- **THE EXERCISE**: Set the lines down again exactly, first line through the line that contains "fig = plt.figure(figsize=(W", with no pictures.

- **DATASET CONTENT**:
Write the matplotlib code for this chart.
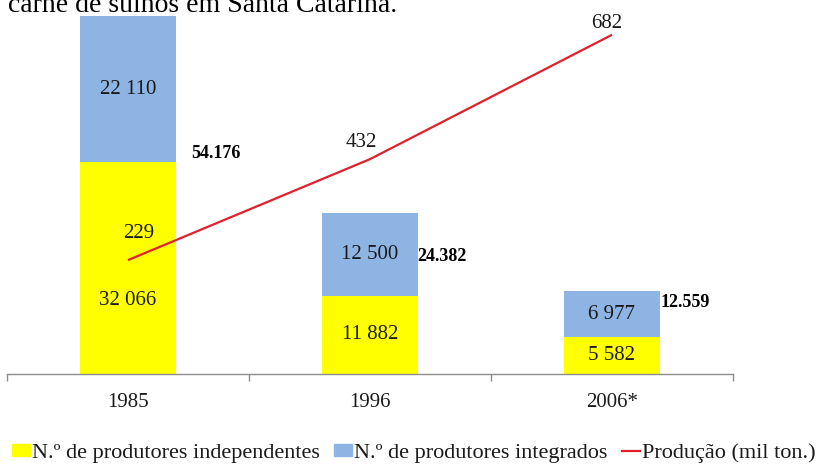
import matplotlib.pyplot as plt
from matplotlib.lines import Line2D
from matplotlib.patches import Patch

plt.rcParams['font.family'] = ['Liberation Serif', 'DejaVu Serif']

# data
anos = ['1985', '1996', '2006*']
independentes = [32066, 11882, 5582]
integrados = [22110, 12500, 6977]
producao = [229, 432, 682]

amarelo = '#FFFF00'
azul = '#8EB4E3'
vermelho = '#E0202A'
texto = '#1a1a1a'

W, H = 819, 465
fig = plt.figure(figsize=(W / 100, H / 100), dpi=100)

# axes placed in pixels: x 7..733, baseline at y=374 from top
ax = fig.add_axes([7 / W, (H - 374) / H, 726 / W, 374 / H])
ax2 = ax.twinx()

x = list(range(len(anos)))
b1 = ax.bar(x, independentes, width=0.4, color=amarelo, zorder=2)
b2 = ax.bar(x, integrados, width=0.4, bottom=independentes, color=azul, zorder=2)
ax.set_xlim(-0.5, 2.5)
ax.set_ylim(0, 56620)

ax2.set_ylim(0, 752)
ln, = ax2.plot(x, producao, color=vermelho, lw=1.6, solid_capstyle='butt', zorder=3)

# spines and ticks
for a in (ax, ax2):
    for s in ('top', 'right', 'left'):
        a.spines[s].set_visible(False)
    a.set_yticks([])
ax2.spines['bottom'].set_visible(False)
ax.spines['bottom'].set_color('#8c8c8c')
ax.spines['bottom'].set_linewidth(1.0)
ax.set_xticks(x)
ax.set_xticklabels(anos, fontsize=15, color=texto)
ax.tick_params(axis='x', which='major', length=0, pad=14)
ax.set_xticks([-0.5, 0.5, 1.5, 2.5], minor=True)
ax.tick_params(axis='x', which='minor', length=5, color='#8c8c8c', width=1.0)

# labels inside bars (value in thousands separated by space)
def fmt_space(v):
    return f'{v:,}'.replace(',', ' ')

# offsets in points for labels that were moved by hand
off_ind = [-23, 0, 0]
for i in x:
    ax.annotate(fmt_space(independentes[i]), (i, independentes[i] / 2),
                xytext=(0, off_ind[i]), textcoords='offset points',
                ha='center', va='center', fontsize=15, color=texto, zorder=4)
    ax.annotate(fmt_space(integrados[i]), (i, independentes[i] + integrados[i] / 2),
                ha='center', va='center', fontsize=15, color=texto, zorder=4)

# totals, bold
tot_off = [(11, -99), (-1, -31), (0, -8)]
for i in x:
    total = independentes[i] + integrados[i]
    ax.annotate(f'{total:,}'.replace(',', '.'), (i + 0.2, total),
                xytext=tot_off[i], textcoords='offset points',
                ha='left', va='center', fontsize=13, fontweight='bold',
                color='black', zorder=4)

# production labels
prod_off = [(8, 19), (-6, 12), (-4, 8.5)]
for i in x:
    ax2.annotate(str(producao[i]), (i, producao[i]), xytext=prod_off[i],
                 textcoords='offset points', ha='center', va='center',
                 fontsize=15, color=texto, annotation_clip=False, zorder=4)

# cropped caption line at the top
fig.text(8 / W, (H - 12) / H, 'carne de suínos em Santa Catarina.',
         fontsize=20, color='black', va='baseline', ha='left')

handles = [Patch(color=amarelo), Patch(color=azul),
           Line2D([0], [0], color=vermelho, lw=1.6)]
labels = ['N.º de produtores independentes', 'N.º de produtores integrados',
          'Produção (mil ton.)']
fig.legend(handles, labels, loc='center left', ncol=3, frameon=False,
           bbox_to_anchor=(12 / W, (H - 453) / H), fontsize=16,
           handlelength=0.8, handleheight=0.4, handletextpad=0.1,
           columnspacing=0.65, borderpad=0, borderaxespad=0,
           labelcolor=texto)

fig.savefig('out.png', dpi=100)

- **RIGHT ANSWER**:
Write the matplotlib code for this chart.
import matplotlib.pyplot as plt
from matplotlib.lines import Line2D
from matplotlib.patches import Patch

plt.rcParams['font.family'] = ['Liberation Serif', 'DejaVu Serif']

# data
anos = ['1985', '1996', '2006*']
independentes = [32066, 11882, 5582]
integrados = [22110, 12500, 6977]
producao = [229, 432, 682]

amarelo = '#FFFF00'
azul = '#8EB4E3'
vermelho = '#E0202A'
texto = '#1a1a1a'

W, H = 819, 465
fig = plt.figure(figsize=(W / 100, H / 100), dpi=100)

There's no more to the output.